Receipt Mess @ USCIS & What Employers Can Do About It
Normally the process of filing a petition with USCIS is pretty straight forward. Once an employer files a petition, USCIS issues a receipt. The last few weeks this has not been the case with most filings. There have been more rejected cases, filing fees being returned, or missed by USCIS. Some files are being separated and returned in part, whereas other parts are still missing.
What employers need to know:
1. What is going on with USCIS the last few weeks?
October is usually a busier month for employment based adjustment of status filings (last stage of the Green Card process.) Employers typically file more I-140 petitions for alien workers with Adjustment of Status applications for their international personnel, causing an increase of cases that USCIS has to process through intake and issue receipts. It appears that USCIS has not been coping well with this increase. In the past few weeks, we have noticed, and our colleagues at other business immigration firms have noticed that filings are being returned. Some examples of what we are all seeing: empty boxes being returned with a rejection notice saying the entire filing is being returned for missing fees when fees were included; rejection notices asking for additional fees than needed; rejection notices without the name of the applicant, making it impossible to track which file was rejected; phone calls from USCIS officers asking us what we filed because only half of the file made it through the intake process and now they are trying to find the other part. Some petitions are being returned for "missing filing fees" when the employer did include filing fees. Because the filing fees are not being returned, employers are cancelling the checks and issuing new ones, only to have USCIS reject the second filing because the original checks were cancelled.

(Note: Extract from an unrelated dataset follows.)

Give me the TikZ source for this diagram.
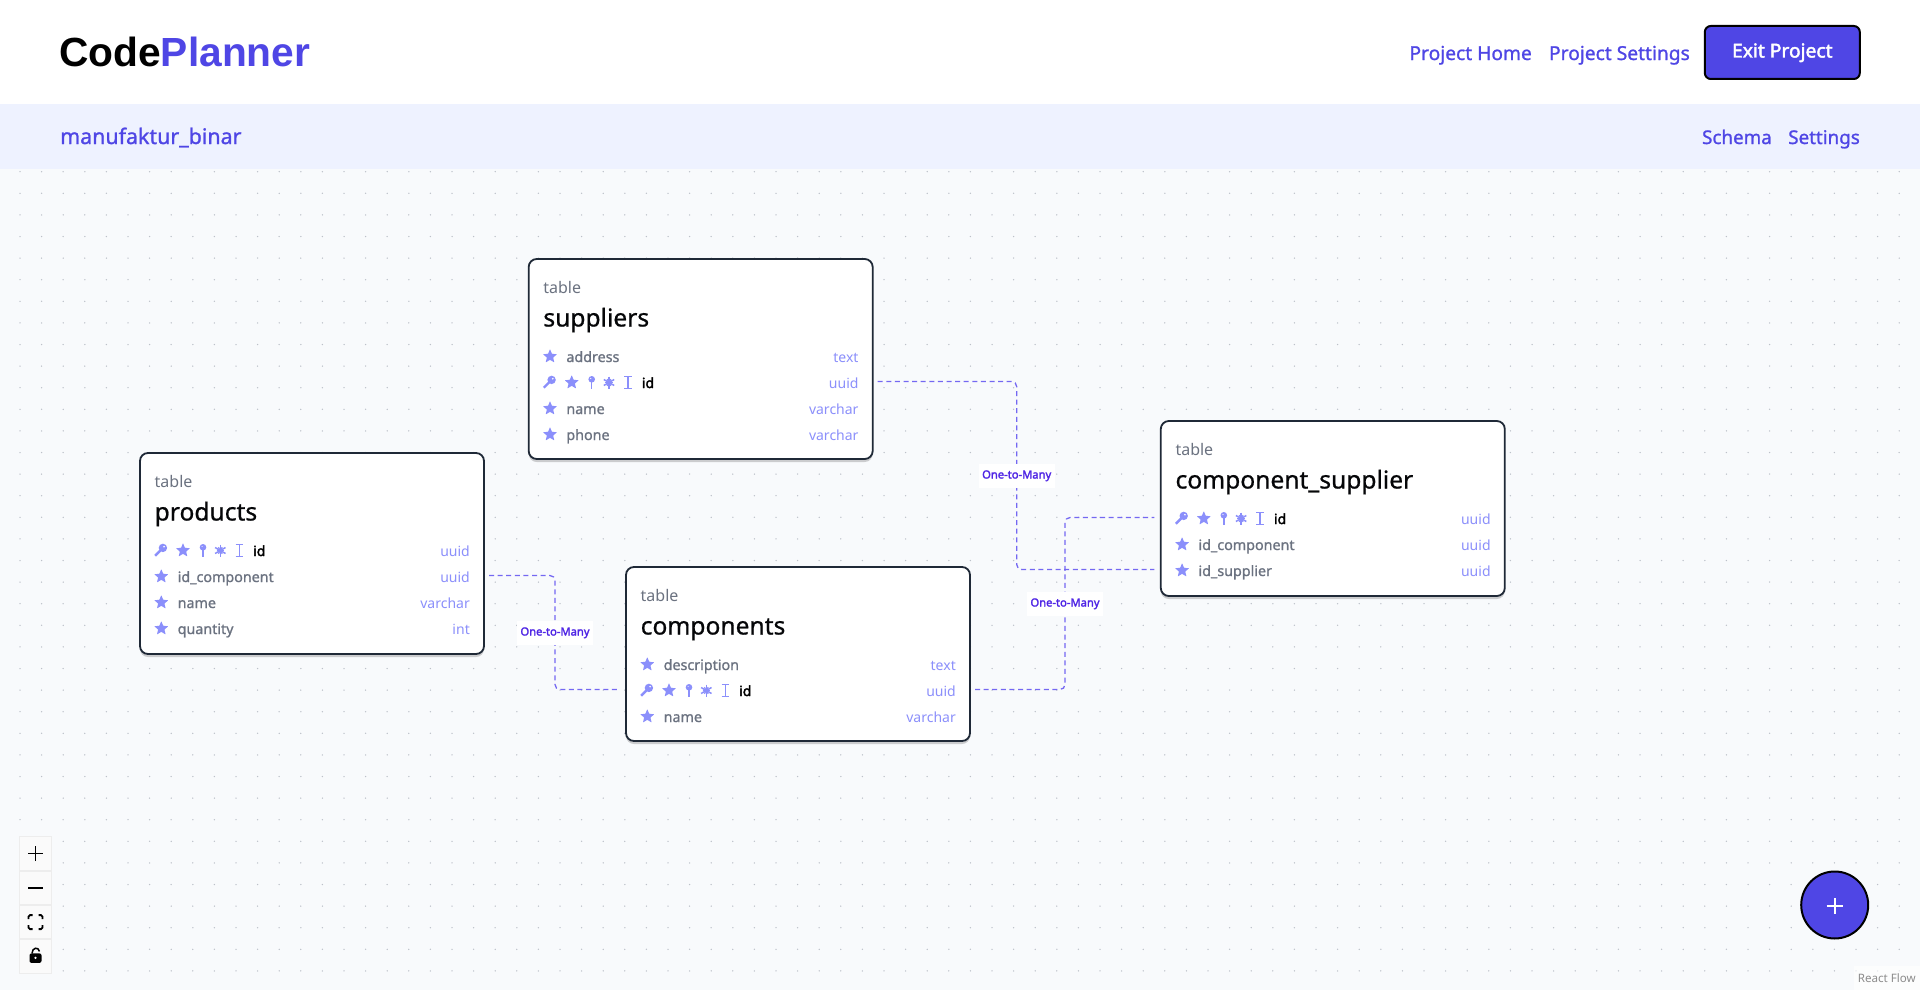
\documentclass[tikz,border=0pt]{standalone}
\usepackage{fontspec}
\setmainfont{Noto Sans}
\newfontfamily\logofont{Liberation Sans}[BoldFont=* Bold]
\newfontfamily\mediumfont{Noto Sans}[FakeBold=1.1]
\newfontfamily\titlefont{Noto Sans}[FakeBold=0.7]
\newfontfamily\heavyfont{Noto Sans}[FakeBold=2.2]
\definecolor{brand}{HTML}{4F46E5}
\definecolor{subbar}{HTML}{EEF2FF}
\definecolor{canvas}{HTML}{F8FAFC}
\definecolor{griddot}{HTML}{BCC1C9}
\definecolor{cardline}{HTML}{1F2937}
\definecolor{mutedtext}{HTML}{6B7280}
\definecolor{typeblue}{HTML}{8B8FFB}
\definecolor{relation}{HTML}{7468F2}
\definecolor{relationtext}{HTML}{4F25E5}
\usetikzlibrary{positioning, shadows}
\newcommand{\px}[1]{\fontsize{#1}{#1}\selectfont}
\tikzset{x=1pt, y=-1pt,
  starmark/.pic={\fill[typeblue, rounded corners=.5pt] (-90:7.4) -- (-54:3.3) -- (-18:7.4) -- (18:3.3) -- (54:7.4) -- (90:3.3) -- (126:7.4) -- (162:3.3) -- (198:7.4) -- (234:3.3) -- cycle;},
  keymark/.pic={\fill[typeblue] (2.6,-2.6) circle (4.2);
    \draw[typeblue, line width=2.4pt] (1,-1) -- (-5.2,5.2);
    \fill[white] (3.8,-3.8) circle (.9);},
  pinmark/.pic={\fill[typeblue] (0,-3.2) circle (3.3);
    \draw[typeblue, line width=1.5pt] (0,-1) -- (0,6.5);
    \fill[white] (-.9,-4) circle (.6);},
  flakemark/.pic={\foreach \a in {0,60,120} \draw[typeblue, line width=1.5pt] (\a+30:-6) -- (\a+30:6);
    \foreach \a in {0,60,120} \draw[typeblue, line width=1.2pt] (\a:-3.8) -- (\a:3.8);},
  cursormark/.pic={\draw[typeblue, line width=1.3pt] (-3.8,-6.2) -- (3.8,-6.2) (0,-6.2) -- (0,6.2) (-3.8,6.2) -- (3.8,6.2);}
}
% one card, rows are given as name/type/row
\newcommand{\dbtable}[6]{
  \begin{scope}[shift={(#2,#3)}]
    \node[tablecard, minimum height=#4pt] (#1) at (172,#4/2) {};
    \node[kindtext] (#1-kind) at (14.5,28) {table};
    \node[titletext] (#1-title) at (14.5,61) {#5};
    \foreach \fname/\ftype/\frow in {#6} {
      \pic at (21.3,97.5+26*\frow) {starmark};
      \node[fieldtext] (#1-\frow-name) at (37.5,99+26*\frow) {\fname};
      \node[typelabel] (#1-\frow-type) at (330,99+26*\frow) {\ftype};
    }
  \end{scope}
}
% the primary key row of a card
\newcommand{\keyfield}[5]{
  \begin{scope}[shift={(#2,#3)}]
    \pic at (20.3,97.5+26*#4) {keymark};
    \pic at (43,97.5+26*#4) {starmark};
    \pic at (63,97.5+26*#4) {pinmark};
    \pic at (80.3,97.5+26*#4) {flakemark};
    \pic at (99.3,97.5+26*#4) {cursormark};
    \node[fieldtext, text=black, font=\heavyfont\px{14}] (#1-#4-name) at (113,99+26*#4) {id};
    \node[typelabel] (#1-#4-type) at (330,99+26*#4) {#5};
  \end{scope}
}
\newcommand{\rowports}[4]{
  \coordinate (#1-#4-in) at (#2-6.5,#3+96.5+26*#4);
  \coordinate (#1-#4-out) at (#2+349,#3+96.5+26*#4);
}
\begin{document}
\begin{tikzpicture}[
    tablecard/.style={rectangle, draw=cardline, line width=1.8pt, fill=white, rounded corners=8pt, minimum width=344pt, inner sep=0pt, drop shadow={shadow xshift=0pt, shadow yshift=-3pt, opacity=.18, fill=black}},
    kindtext/.style={anchor=west, inner sep=0pt, text=mutedtext, font=\px{16}, text height=12pt, text depth=0pt},
    titletext/.style={anchor=west, inner sep=0pt, text=black!85!cardline, font=\titlefont\px{24.6}, text height=13pt, text depth=0pt},
    fieldtext/.style={anchor=west, inner sep=0pt, text=mutedtext, font=\mediumfont\px{14.3}, text height=8pt, text depth=0pt},
    typelabel/.style={anchor=east, inner sep=0pt, text=typeblue, font=\px{14}, text height=8pt, text depth=0pt},
    navtext/.style={inner sep=0pt, text=brand, font=\mediumfont\px{19.2}, text height=10pt, text depth=0pt},
    relationline/.style={draw=relation, line width=1.3pt, dash pattern=on 5pt off 3.6pt, rounded corners=5pt},
    relationlabel/.style={rectangle, fill=white, minimum width=76pt, minimum height=24pt, inner sep=0pt, text=relationtext, font=\heavyfont\px{11.2}, text height=6pt, text depth=0pt},
    controlcell/.style={rectangle, fill=black!2, draw=black!7, line width=.8pt, minimum width=32pt, minimum height=33.5pt, inner sep=0pt}
  ]
  \useasboundingbox (0,0) rectangle (1920,990);
  \fill[white] (0,0) rectangle (1920,104);
  \fill[subbar] (0,104) rectangle (1920,169);
  \fill[canvas] (0,169) rectangle (1920,990);
  \foreach \r in {0,...,37}
    \foreach \c in {0,...,88}
      \fill[griddot] ({20+21.6*\c},{171.7+21.6*\r}) circle (.75);

  % header
  \node[anchor=west, inner sep=0pt, font=\logofont\bfseries\px{40.7}] (logo) at (59,52) {Code\textcolor{brand}{Planner}};
  \node[navtext, anchor=east] (projecthome) at (1532,55) {Project Home};
  \node[navtext, anchor=east] (projectsettings) at (1690,55) {Project Settings};
  \node[rectangle, fill=brand, draw=black, line width=2pt, rounded corners=6pt, minimum width=155pt, minimum height=53pt, inner sep=0pt, text=white, font=\heavyfont\px{19.2}, text height=10pt, text depth=0pt] (exitproject) at (1782.3,52.5) {Exit Project};
  \node[navtext, anchor=west, font=\mediumfont\px{21.4}, text height=12pt] (projectname) at (60,138) {manufaktur\_binar};
  \node[navtext, anchor=east, font=\mediumfont\px{18.8}] (schema) at (1772,139) {Schema};
  \node[navtext, anchor=east, font=\mediumfont\px{18.8}] (settings) at (1860,139) {Settings};

  % tables
  \rowports{suppliers}{528.7}{259}{1}
  \rowports{products}{140}{453}{1}
  \rowports{components}{626}{567}{1}
  \rowports{component_supplier}{1160.8}{421}{0}
  \rowports{component_supplier}{1160.8}{421}{2}
  \coordinate (relation1) at (1016.7,475.5);
  \coordinate (relation2) at (1065,603.5);
  \coordinate (relation3) at (555,632.5);

  \dbtable{suppliers}{528.7}{259}{200}{suppliers}{address/text/0, name/varchar/2, phone/varchar/3}
  \keyfield{suppliers}{528.7}{259}{1}{uuid}
  \dbtable{products}{140}{453}{201}{products}{id\_component/uuid/1, name/varchar/2, quantity/int/3}
  \keyfield{products}{140}{453}{0}{uuid}
  \dbtable{components}{626}{567}{174}{components}{description/text/0, name/varchar/2}
  \keyfield{components}{626}{567}{1}{uuid}
  \dbtable{component_supplier}{1160.8}{421}{175}{component\_supplier}{id\_component/uuid/1, id\_supplier/uuid/2}
  \keyfield{component_supplier}{1160.8}{421}{0}{uuid}

  % relations
  \draw[relationline] (suppliers-1-out) -| (relation1) |- (component_supplier-2-in);
  \draw[relationline] (components-1-out) -| (relation2) |- (component_supplier-0-in);
  \draw[relationline] (products-1-out) -| (relation3) |- (components-1-in);
  \node[relationlabel] (label1) at (relation1) {One-to-Many};
  \node[relationlabel] (label2) at (relation2) {One-to-Many};
  \node[relationlabel] (label3) at (relation3) {One-to-Many};

  % zoom controls
  \node[controlcell] (zoomin) at (35.5,853.5) {};
  \node[controlcell, below=0pt of zoomin] (zoomout) {};
  \node[controlcell, below=0pt of zoomout] (fitview) {};
  \node[controlcell, below=0pt of fitview] (lockview) {};
  \draw[black, line width=1.9pt] ([xshift=-7.5pt]zoomin.center) -- ([xshift=7.5pt]zoomin.center) ([yshift=-7.5pt]zoomin.center) -- ([yshift=7.5pt]zoomin.center);
  \draw[black, line width=1.9pt] ([xshift=-7.5pt]zoomout.center) -- ([xshift=7.5pt]zoomout.center);
  \begin{scope}[shift={(fitview.center)}]
    \draw[black, line width=1.8pt, rounded corners=1.5pt] (-7,-3) -- (-7,-7) -- (-3,-7) (3,-7) -- (7,-7) -- (7,-3) (7,3) -- (7,7) -- (3,7) (-3,7) -- (-7,7) -- (-7,3);
  \end{scope}
  \begin{scope}[shift={(lockview.center)}]
    \fill[black, rounded corners=2pt] (-6,-3) rectangle (6,6.5);
    \draw[black, line width=1.5pt] (-3.5,-3) .. controls (-3.5,-9) and (3,-10) .. (4,-5);
    \fill[white] (0,1.5) circle (1.3);
  \end{scope}

  % add button
  \node[circle, fill=brand, draw=black, line width=2pt, minimum size=67pt, inner sep=0pt] (addtable) at (1834.7,905) {};
  \draw[white, line width=2pt] ([xshift=-8pt,yshift=-1pt]addtable.center) -- ([xshift=8pt,yshift=-1pt]addtable.center) ([yshift=7pt]addtable.center) -- ([yshift=-9pt]addtable.center);
  \node[rectangle, fill=white, fill opacity=.6, text opacity=1, anchor=south east, minimum width=66pt, minimum height=24pt, inner sep=0pt, text=black!45, font=\px{11.6}] (reactflow) at (1920,990) {React Flow};
\end{tikzpicture}
\end{document}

2. What should employers do?
First, employers need to understand the timeline. The filings need to reach USCIS and be accepted by USCIS before the Visa Bulletin moves backwards in order to not lose eligibility. Second, employers need to remain calm, focused, and persistent. They need to keep re-filing the cases until USCIS issues a receipt. This is because there is not an appeals process if USCIS incorrectly rejects or loses a filing. USCIS has many service centers, and there is not a streamlined process to check on filings that have been submitted.
3. Stay the course.
Like the ice breaker pushing forward in our picture, employers need to stay the course and get petitions on file to enable continuing work authorization for their international personnel.